Sifat ketergantungan terhadap lingkungan ini menunjukkan bahwa tidak ada
yang lebih sempurna selain Pemilik Segala Kesempurnaan itu sendiri.
Selain itu
sifat ketergantungan terhadap lingkungan juga telah membentuk perilaku manusia
itu sendiri. Bahkan para ahli
berpendapat bahwa kekuatan pengaruh lingkungan mencapai 80 prosen,, yang
berarti bahwa faktor keturunan hanya berpengaruh 20 prosen saja.
Lingkungan
juga yang membentuk berbagai budaya yang berlaku di masyarakatnya, salah
satunya adalah budaya kerja.
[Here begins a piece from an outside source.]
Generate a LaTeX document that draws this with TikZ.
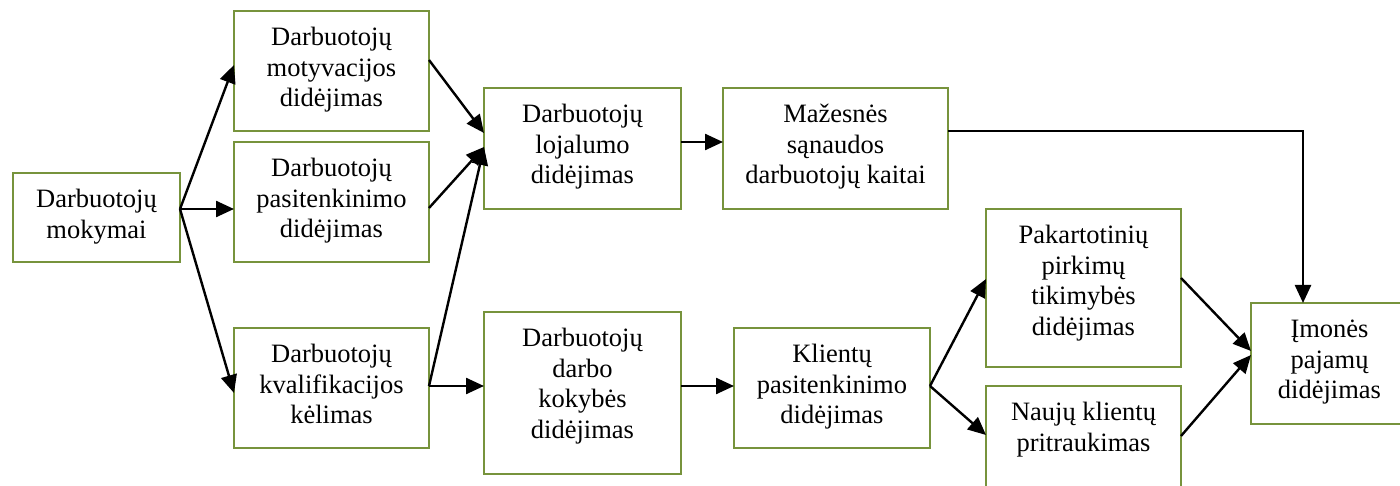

Perbedaan
lingkungan satu dan lain negara telah menyebabkan perbedaan budaya kerja di
setiap negara. Pengaruh lingkungan yang
mengglobal juga yang akhirnya menuntut satu dan lain negara saling pengaruh
mempengaruhi budaya kerjanya.
Budaya kerja
bangsa Indonesia yang dilahirkan di negeri subur makmur ini misalnya harus
disesuaikan dengan tuntutan zaman, baik akibat masuknya berbagai pihak asing
atau dalam rangka mengejar berbagai ketinggalan. Sifat-sifat yang membelenggu selama puluhan
abad ternyata sering tidak cocok dalam menghadapi berbagai tantangan zaman yang
terlalu terbuka ini.
Namun demikian
tidak semua budaya negeri ini jelek, beberapa diantaranya justeru masih
diperlukan untuk membendung pengauh negatif yang tak terkendali.
1.2.
Masalah
Alam
memanjakan masyarakat Indonesia untuk dapat hidup layak tanpa harus kerja
keras. Berbagai kehidupan seperti
sandang, pangan dan papan tersedia seakan tiada habisnya. Hal ini telah terakumulasi dalam sebuah
budaya kerja yang relatif tidak sesuai lagi dengan keadaan zaman yang menuntut
segala sesuatu harus didapat dengan kerja keras.
Perubahan ini
disikapi dengan berbagai cara, ada yang tetap menyerahkan pada alam sebagaimana
nenek moyang. Sebagian langsung
menanggapi tantangan ini dengan kerja yang luar biasa, tanpa mengenal lelah,
lupa waktu dan lingkungan sekitarnya sekalipun.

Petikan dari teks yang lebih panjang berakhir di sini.